BY ROLAND FLEMING
It might be time to cut back on beef and start eating bugs, according to Entomo Farms co-founder Jarrod Goldin.
“I think if people are into lifestyles of health and sustainability … it’s something they should be open-minded about,” he said.
Goldin, along with his brothers Darren and Ryan, started a bug farming business just over three years ago and were the first to start a farm of this kind in Canada. Initially the farm was about 5,000 square feet but has since expanded to 60,000 square feet due to the increased demand for their product.
During March break last week, Entomo Farms sponsored and supplied the ingredients for the Cambridge Butterfly Conservatory’s annual Bug Feast. Visitors to the conservatory had the chance to sample a few different recipes.

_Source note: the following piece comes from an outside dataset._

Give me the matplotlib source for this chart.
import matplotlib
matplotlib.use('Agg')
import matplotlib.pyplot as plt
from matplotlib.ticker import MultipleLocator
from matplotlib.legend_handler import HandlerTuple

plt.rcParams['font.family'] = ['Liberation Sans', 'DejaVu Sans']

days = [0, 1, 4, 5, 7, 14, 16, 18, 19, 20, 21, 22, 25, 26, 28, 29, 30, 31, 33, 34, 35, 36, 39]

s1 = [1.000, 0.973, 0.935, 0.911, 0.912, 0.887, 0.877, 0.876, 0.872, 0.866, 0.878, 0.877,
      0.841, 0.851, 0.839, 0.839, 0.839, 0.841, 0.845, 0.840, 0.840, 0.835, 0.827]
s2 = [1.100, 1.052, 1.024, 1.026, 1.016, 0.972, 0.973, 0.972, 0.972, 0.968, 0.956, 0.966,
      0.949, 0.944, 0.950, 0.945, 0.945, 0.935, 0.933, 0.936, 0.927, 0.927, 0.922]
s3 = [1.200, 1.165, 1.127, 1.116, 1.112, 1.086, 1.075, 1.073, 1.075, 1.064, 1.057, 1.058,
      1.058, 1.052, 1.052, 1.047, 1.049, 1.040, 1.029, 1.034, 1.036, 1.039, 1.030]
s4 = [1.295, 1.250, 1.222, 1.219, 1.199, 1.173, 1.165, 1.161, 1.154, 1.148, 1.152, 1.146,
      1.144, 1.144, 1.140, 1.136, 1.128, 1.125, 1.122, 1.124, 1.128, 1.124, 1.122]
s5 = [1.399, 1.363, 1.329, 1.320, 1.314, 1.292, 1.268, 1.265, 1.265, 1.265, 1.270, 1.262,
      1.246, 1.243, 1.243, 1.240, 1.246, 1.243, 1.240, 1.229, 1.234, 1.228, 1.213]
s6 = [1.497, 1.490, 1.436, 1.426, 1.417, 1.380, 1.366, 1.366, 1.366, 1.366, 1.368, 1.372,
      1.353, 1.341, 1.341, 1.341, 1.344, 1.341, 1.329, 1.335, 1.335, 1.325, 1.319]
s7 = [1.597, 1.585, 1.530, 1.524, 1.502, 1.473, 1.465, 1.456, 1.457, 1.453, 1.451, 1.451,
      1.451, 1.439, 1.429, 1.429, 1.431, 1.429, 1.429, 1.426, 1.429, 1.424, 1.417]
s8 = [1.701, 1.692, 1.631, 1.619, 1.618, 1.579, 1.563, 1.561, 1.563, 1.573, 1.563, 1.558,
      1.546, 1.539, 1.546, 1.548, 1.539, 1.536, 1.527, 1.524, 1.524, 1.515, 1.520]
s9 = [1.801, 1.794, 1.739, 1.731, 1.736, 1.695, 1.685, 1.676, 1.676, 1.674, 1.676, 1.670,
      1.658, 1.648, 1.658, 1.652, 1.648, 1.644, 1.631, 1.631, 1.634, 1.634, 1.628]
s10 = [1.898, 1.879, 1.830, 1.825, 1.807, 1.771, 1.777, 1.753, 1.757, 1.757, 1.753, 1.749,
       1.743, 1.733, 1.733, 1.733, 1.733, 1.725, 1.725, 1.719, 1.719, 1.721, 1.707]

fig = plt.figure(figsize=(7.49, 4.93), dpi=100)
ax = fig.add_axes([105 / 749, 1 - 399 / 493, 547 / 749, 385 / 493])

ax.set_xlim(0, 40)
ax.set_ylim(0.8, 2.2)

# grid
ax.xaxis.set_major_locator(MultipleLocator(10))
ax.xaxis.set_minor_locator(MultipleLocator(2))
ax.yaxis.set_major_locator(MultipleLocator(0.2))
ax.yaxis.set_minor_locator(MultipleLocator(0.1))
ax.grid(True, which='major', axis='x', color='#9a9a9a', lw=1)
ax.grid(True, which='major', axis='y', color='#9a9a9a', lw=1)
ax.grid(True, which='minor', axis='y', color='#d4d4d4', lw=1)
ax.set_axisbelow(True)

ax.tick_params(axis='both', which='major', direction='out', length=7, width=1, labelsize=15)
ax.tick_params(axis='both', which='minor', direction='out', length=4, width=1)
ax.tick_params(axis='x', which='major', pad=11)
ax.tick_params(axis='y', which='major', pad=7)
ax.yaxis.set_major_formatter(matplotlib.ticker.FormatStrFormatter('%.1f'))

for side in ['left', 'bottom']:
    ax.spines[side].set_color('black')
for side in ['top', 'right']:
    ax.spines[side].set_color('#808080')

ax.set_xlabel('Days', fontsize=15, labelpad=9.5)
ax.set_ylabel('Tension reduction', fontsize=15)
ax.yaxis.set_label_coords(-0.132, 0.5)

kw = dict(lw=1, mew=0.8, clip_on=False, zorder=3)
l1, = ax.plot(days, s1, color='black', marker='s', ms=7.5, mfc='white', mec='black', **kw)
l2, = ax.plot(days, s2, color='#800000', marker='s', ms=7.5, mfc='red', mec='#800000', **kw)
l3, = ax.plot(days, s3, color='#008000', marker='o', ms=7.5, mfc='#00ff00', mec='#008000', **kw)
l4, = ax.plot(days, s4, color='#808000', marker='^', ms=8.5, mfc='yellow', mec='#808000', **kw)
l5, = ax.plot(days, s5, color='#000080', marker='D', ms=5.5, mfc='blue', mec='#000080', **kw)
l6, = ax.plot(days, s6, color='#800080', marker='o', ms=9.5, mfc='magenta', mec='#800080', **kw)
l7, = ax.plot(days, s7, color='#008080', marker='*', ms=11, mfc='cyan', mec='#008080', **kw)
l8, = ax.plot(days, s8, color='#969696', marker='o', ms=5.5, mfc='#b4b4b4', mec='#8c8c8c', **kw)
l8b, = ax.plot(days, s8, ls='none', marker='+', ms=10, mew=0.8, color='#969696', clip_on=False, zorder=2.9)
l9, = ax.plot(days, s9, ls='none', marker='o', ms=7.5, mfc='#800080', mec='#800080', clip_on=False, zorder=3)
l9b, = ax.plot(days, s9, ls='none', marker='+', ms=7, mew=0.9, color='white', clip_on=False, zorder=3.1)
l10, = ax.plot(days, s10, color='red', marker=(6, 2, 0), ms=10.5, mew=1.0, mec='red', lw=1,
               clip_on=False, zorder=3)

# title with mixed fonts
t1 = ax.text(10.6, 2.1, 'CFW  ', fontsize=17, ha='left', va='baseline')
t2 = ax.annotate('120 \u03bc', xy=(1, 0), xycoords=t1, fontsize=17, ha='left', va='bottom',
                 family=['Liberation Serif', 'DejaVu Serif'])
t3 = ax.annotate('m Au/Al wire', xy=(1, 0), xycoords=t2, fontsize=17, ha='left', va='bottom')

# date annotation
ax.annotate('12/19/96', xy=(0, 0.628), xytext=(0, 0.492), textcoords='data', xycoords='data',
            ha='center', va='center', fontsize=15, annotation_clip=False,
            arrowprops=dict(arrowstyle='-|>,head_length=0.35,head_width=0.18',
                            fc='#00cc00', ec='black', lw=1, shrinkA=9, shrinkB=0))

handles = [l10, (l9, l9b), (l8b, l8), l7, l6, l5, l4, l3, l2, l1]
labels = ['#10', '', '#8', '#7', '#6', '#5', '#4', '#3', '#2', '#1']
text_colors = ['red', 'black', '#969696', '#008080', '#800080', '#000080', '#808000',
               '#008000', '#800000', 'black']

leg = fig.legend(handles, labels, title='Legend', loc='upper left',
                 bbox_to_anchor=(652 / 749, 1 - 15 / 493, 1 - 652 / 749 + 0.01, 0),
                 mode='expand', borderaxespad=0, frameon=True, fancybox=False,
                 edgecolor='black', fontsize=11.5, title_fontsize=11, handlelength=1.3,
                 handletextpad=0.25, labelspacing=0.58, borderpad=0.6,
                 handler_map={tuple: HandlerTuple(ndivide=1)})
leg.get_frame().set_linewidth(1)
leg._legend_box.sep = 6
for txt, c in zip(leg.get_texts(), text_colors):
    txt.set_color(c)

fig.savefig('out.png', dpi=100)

“Our first one is a dry roasted cricket with maple bacon seasoning … then we have a mini pancake made with cricket flour and the last one is maple fudge with dry roasted beetle larva,” said conservatory staff member Tara Malatches.

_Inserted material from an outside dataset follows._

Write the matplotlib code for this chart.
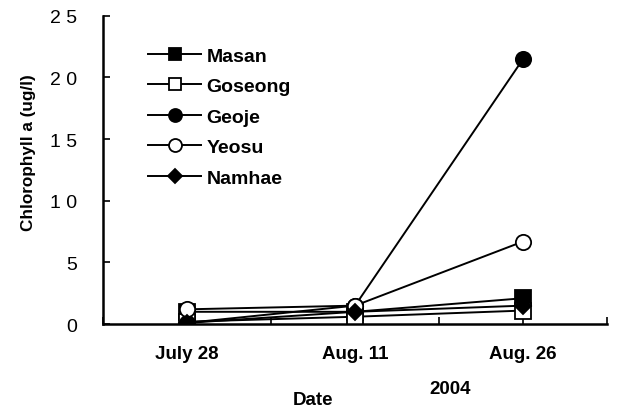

For those who are a little squeamish when it comes to eating bugs Malatches suggested starting with the pancake.
“That’s the easiest one to start with because you can’t see the bugs.”
While the pancakes were easier to swallow, the roasted crickets were a little less visually appealing and harder to stomach for some visitors. Liam Bergsma, one of the many kids to visit Bug Feast, enjoyed the pancakes but wasn’t as keen on the roasted cricket.

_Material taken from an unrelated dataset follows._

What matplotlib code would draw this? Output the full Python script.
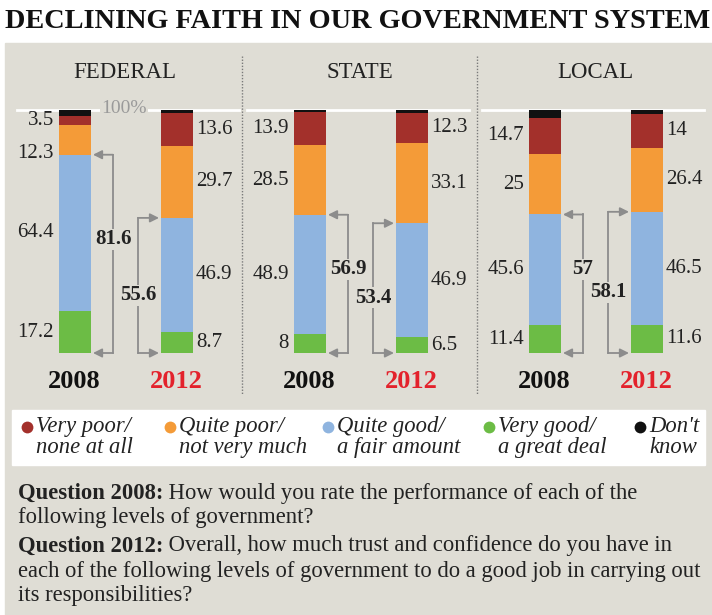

“I see the leg of the cricket separated from the body, I am not eating that,” said Liam.
Malatches said, “The cricket is actually my favourite. If you can get over the fact that it’s just a dry roasted cricket in a cup, they’re pretty tasty.”
While the shock value does help in bringing visitors to the conservatory, there are actually benefits both for our planet and for our health in eating insects.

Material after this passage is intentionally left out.